The situation is not helped by the fact that Motsepe Radebe and her South African backers enjoy the home ground advantage in the ensuing information warfare as most of the banks and alleged co-conspirators are based in South Africa.
For the past two weeks, the focus of the case has been on the flurry of documentation from South African banks discrediting the DCEC and DIS dossier, while the audio tape recordings of Motsepe Radebe planning the ouster of Masisi and the Auditor General report that hundreds of millions of BoB money cannot be accounted for have been conveniently veiled in the information warfare smoke and mirrors.
The Auditor General last year issued a qualified audit opinion on government’s main pula accounts with the Bank of Botswana because transactions running into billions of pula cannot be accounted for.
The Auditor General further called for an investigation into the account. Government cannot account for debits of P 4 933 156 857 in its remittances account which is the main government account at the Bank of Botswana, it emerged in the 2016/2017 Auditor General’s report.
“The reconciliation statement of this figure with the bank statement balance included among others unidentified debits totalling P4 932 156 857 in the bank statement and receipts totalling P114 459 342 728 in the general ledger which should be investigated”, stated the Auditor General’s report.

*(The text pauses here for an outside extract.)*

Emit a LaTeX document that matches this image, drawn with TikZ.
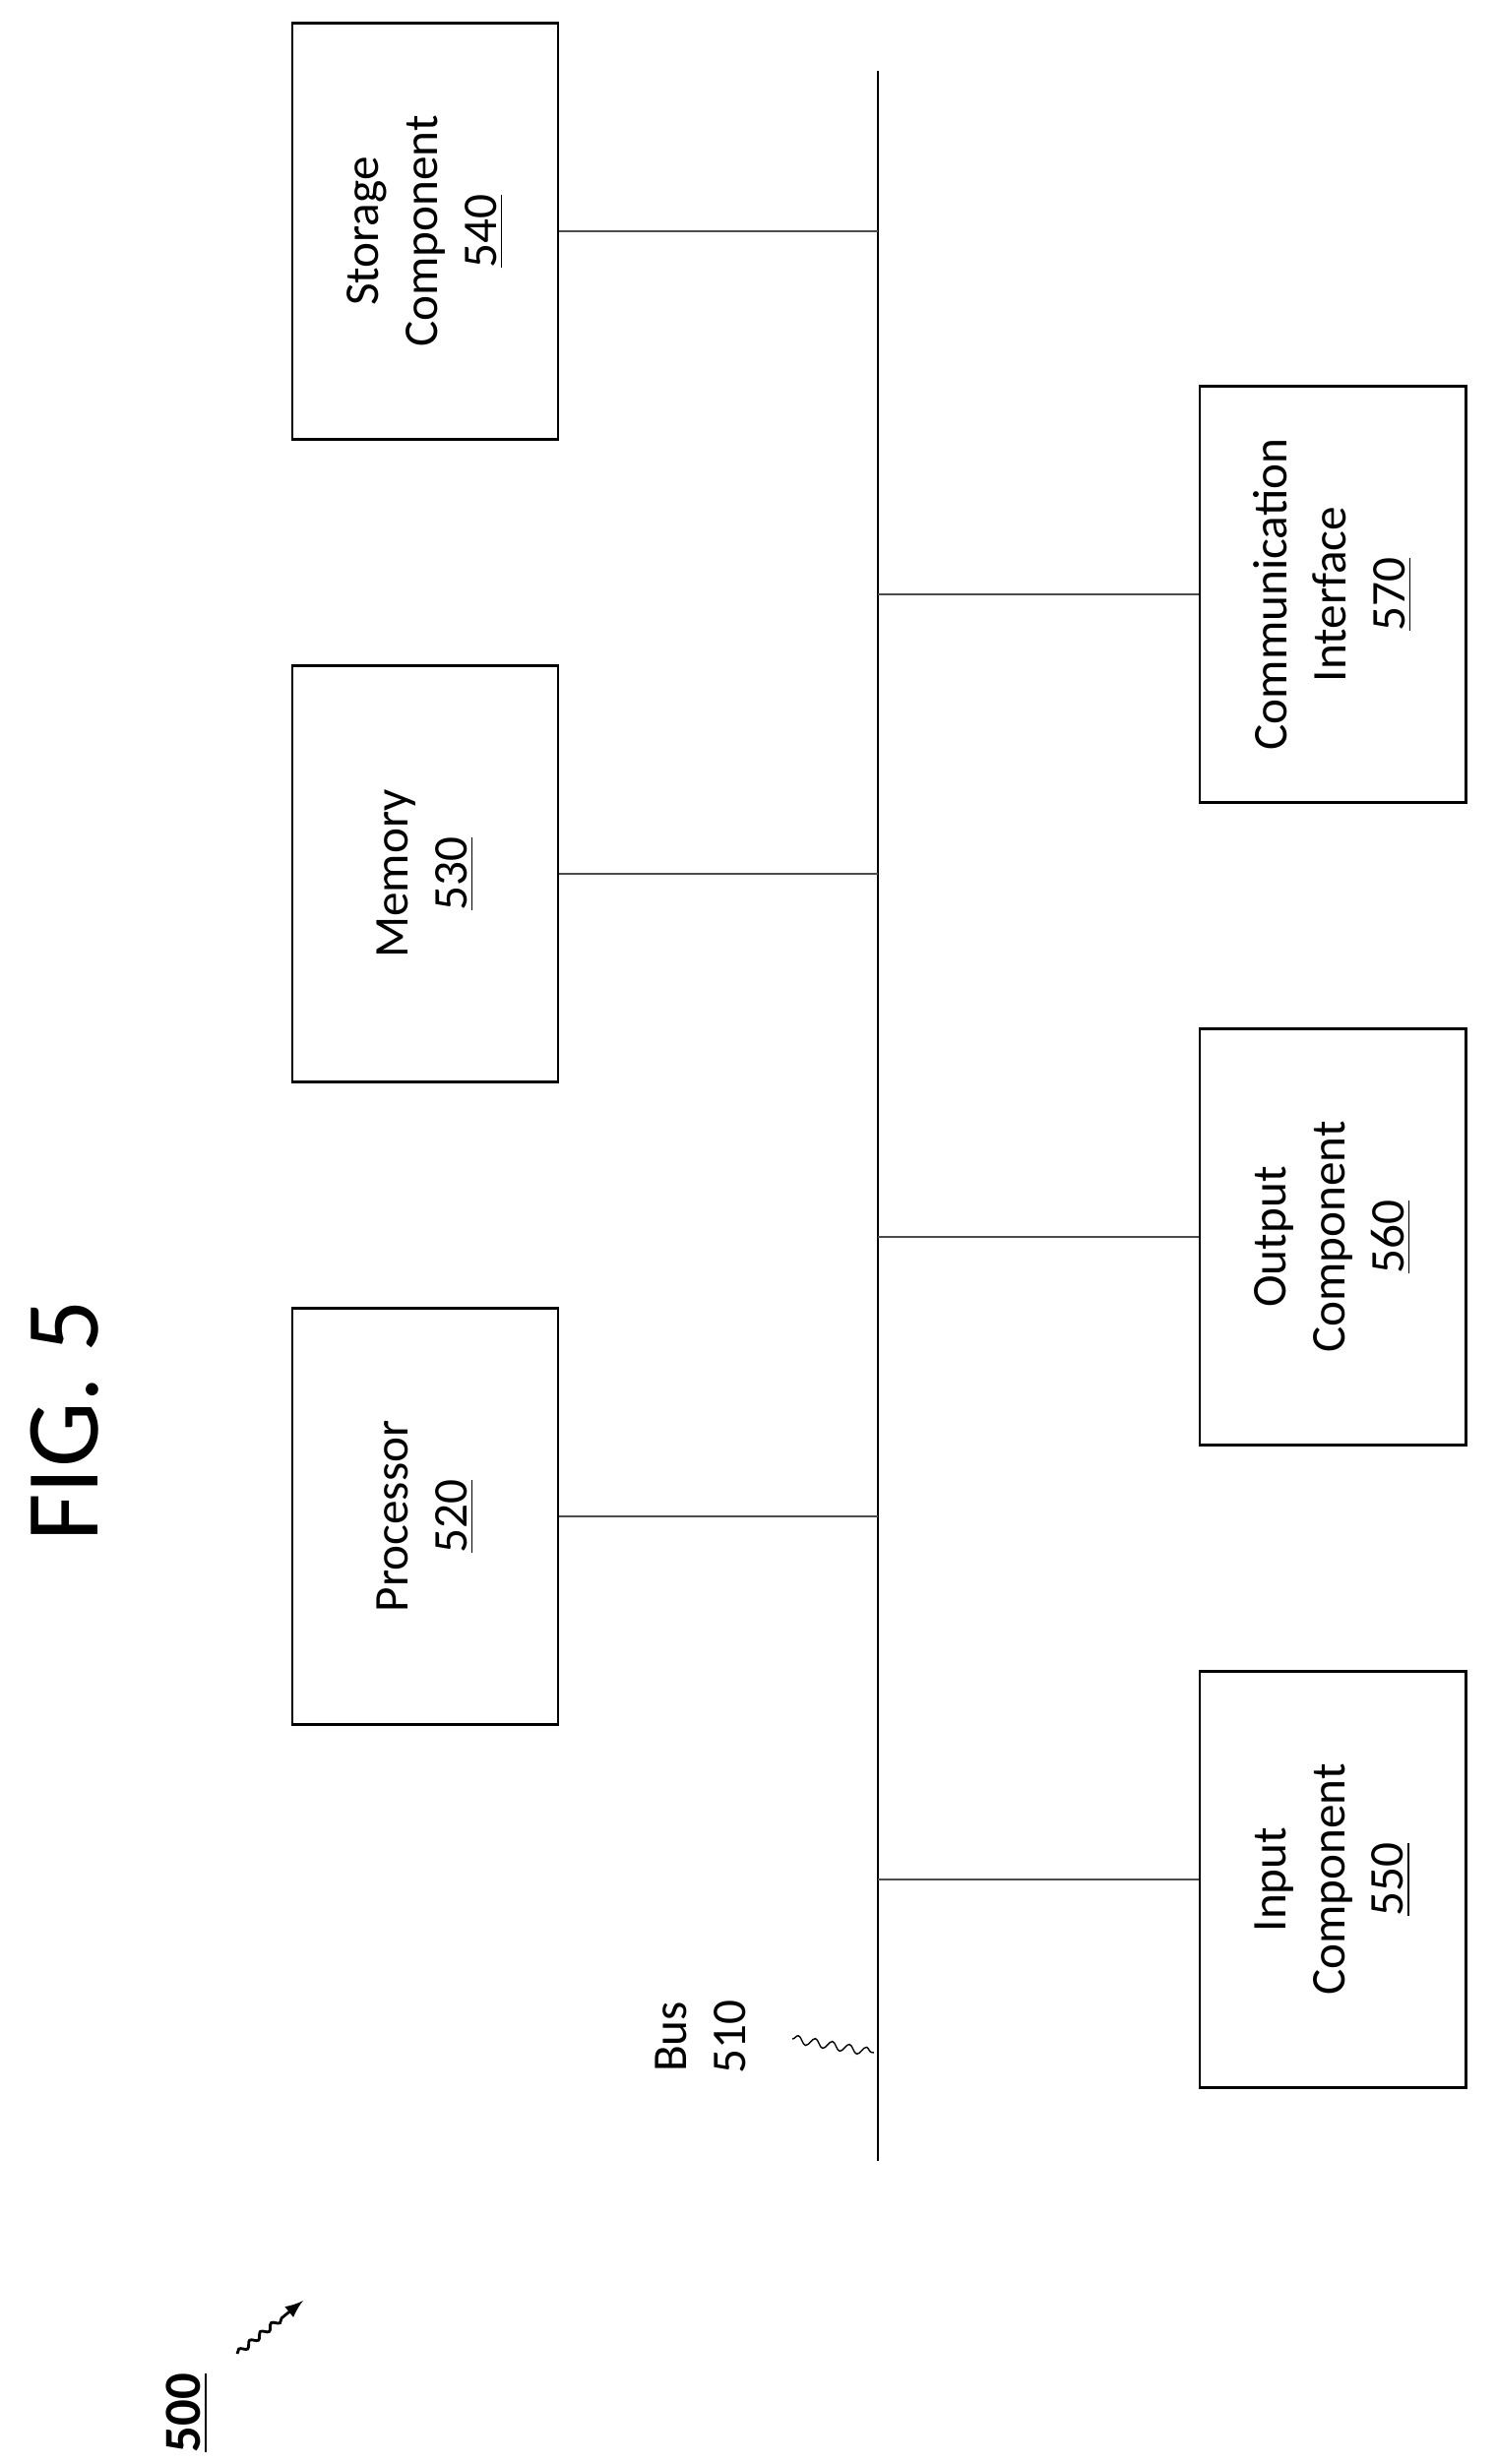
\documentclass[tikz,border=0pt]{standalone}
\usepackage{fontspec}
\setmainfont{Carlito}
\usetikzlibrary{positioning, decorations.pathmorphing}

\begin{document}
\begin{tikzpicture}[x={(0.01cm,0)}, y={(0,-0.01cm)},
    box/.style={draw, thick, minimum width=2.7cm, minimum height=4.22cm, inner sep=0pt},
    lbl/.style={rotate=90, align=center, font=\fontsize{14}{17}\selectfont},
    link/.style={draw=black!70, thin}]
    \useasboundingbox (0,0) rectangle (1520,2504);

    % Bus line
    \coordinate (bustop) at (892,72);
    \coordinate (busbot) at (892,2196);
    \draw[thick] (bustop) -- (busbot);

    % Left column boxes
    \node[box] (stor) at (432,235) {};
    \node[lbl] at (stor) {Storage\\Component\\\underline{540}};
    \node[box] (mem) at (432,888) {};
    \node[lbl] at (mem) {Memory\\\underline{530}};
    \node[box] (proc) at (432,1541) {};
    \node[lbl] at (proc) {Processor\\\underline{520}};

    % Right column boxes
    \node[box] (comm) at (1354,604) {};
    \node[lbl] at (comm) {Communication\\Interface\\\underline{570}};
    \node[box] (out) at (1354,1257) {};
    \node[lbl] at (out) {Output\\Component\\\underline{560}};
    \node[box] (inp) at (1354,1910) {};
    \node[lbl] at (inp) {Input\\Component\\\underline{550}};

    % Connections to the bus
    \foreach \b in {stor, mem, proc}
        \draw[link] (\b.east) -- (\b.east -| bustop);
    \foreach \b in {comm, out, inp}
        \draw[link] (\b.west) -- (\b.west -| bustop);

    % Bus label
    \node[lbl] (buslbl) at (712,2070) {Bus\\510};
    \coordinate (squig) at (805,2072);
    \draw[thin, decorate, decoration={snake, amplitude=1.2pt, segment length=5pt}]
        (squig) -- (888,2086);

    % Title and reference number
    \node[rotate=90, font=\fontsize{30}{36}\selectfont] (fig) at (66,1444) {FIG. 5};
    \node[rotate=90, font=\bfseries\fontsize{15}{18}\selectfont] (ref) at (190,2452) {\underline{500}};
    \coordinate (arrtip) at (308,2338);
    \draw[thick, -latex, decorate, decoration={snake, amplitude=0.8pt, segment length=4pt, post length=6pt}]
        (241,2392) -- (arrtip);
\end{tikzpicture}
\end{document}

In Propaganda: The Formation of Men’s Attitudes, Jacques Ellul discusses psychological warfare as a common peace policy practice between nations as a form of indirect aggression. This type of propaganda drains the public opinion of an opposing regime by stripping away its power on public opinion. This form of aggression is hard to defend against because no international court of justice is capable of protecting against psychological aggression since it cannot be legally adjudicated. “Here the propagandists is [sic] dealing with a foreign adversary whose morale he seeks to destroy by psychological means so that the opponent begins to doubt the validity of his beliefs and actions.”